Other relevant matters
- [28]It is true to say that the appellant has had his day in court at the trial and lost. That factor is merely one which distinguishes between the approach taken to security at a trial, as opposed to security on appeal. Its effect is to enable the court to more readily come to the view that security should be ordered, than not.
- [29]In my view, a far more relevant matter is that the appellant has proffered an undertaking, which his counsel confirmed on the application, in these terms:[14]
“I hereby undertake that, subject to the outcome of the Appeal, the subject of this proceeding, I will not to (sic) remove from Australia or anyway dispose of or deal with or diminish the value of my assets save for payment of my reasonable legal costs, my usual reasonable living expenses, and my accommodation expenses payable to Estia Health Ltd deposed to herein.”
- [30]The appellant has deposed that there is no mortgage over the unit. It is by far the greatest asset of the appellant, the value of his interest being estimated at $388,000.00.
- [31]In my view, that undertaking is of considerable force in the context of this application. In effect, the undertaking will preserve the unencumbered 40 per cent interest from being eroded while the appeal is undertaken. It provides an asset sufficient to meet the costs of the appeal incurred on the respondent’s part.
- [32]As against that the applicant has raised the question whether the appellant’s solicitors will seek to secure an equitable charge over the appellant’s 40 per cent interest, to secure their fees. However, nothing of the kind has been said by the appellant’s solicitors, and the basis for that concern consists of speculation on the part of the respondent’s solicitor.[15] Whilst Mr Treherne says the taking of equitable charges is a common practice, there is no basis for me to conclude that it is likely in this particular case.
- [33]The applicant also contends, through the solicitor’s affidavit, that she is concerned that upon the appellant’s death, her brother (the 60 per cent co-tenant) “will resist and delay the payment of any costs order she obtains in this appeal in terms of it being paid from the estate”.[16]
- [34]No basis is given for such a concern other than the view, expressed not by the respondent herself but rather by her solicitor on information and belief, that she regards the brother as “having taken her father’s side in the litigation below, is antagonistic to her”. That assertion is not, in my view, sufficient to raise the issue to any form of likelihood, nor to the point that it would lessen the force of the undertaking offered.
Conclusion
- [35]In my view, the undertaking proffered by the appellant is, in the circumstances a factor which weighs heavily against ordering security for the costs. The asset it protects is available as a source of funds to meet such costs, even if doing so requires a statutory order for sale. That enforcement might take some time or require special steps, does not reduce its value of the undertaking in this context. The value of the asset far exceeds the likely costs of the appeal.

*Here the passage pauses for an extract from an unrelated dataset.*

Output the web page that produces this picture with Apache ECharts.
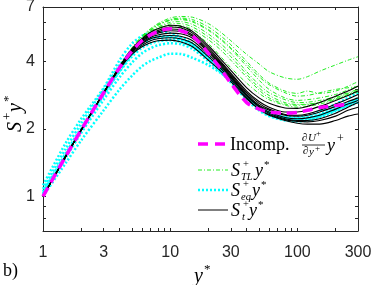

- [36]For these reasons, upon that undertaking being given, the application should be dismissed. In the course of hearing Mr Erskine of counsel confirmed that the undertaking is still proffered.
- [37]I therefore order:
Upon the appellant, by his counsel, undertaking that, subject to the outcome of the appeal the subject of this proceeding, he will not remove from Australia or any way dispose of or deal with or diminish the value of his assets save for payment of his reasonable legal costs, his usual reasonable living expenses, and his accommodation expenses payable to Estia Health Ltd.
- The application is dismissed, with costs.
Footnotes
[1] [2017] QCA 203; followed in Woolworths Group Ltd & Ors v Day [2018] QCA 79; see also Natcraft Pty Ltd & Anor v Det Norske Veritas [2002] QCA 241, and Murchie v Big Kart Track Pty Ltd (No 2) [2003] 1 Qd R 528.
[2]Loel v Miller at [2]-[4]. Footnotes omitted.
[3]Bampton v Vourlides [2023] QDC 248.
[4] Reasons below at [33].
[5] Reasons below at [133]-[140].
[6] Reasons below at [161].
[7] Reasons below at [186]-[190].
[8] [2020] QCA 31.
[9] Affidavit of Mr Treherne, paragraph 21.
[10] Affidavit of Mr Treherne, paragraph 27.
[11] Affidavit of Mr Treherne, paragraph 29.
[12] Affidavit of Mr Treherne, paragraph 35.
[13] Affidavit of Mr Treherne, paragraph 43.
[14] Affidavit of Mr Bampton, paragraph 21.
[15] Affidavit of Mr Treherne, paragraph 44.
[16] Affidavit of Mr Treherne, paragraph 45(c).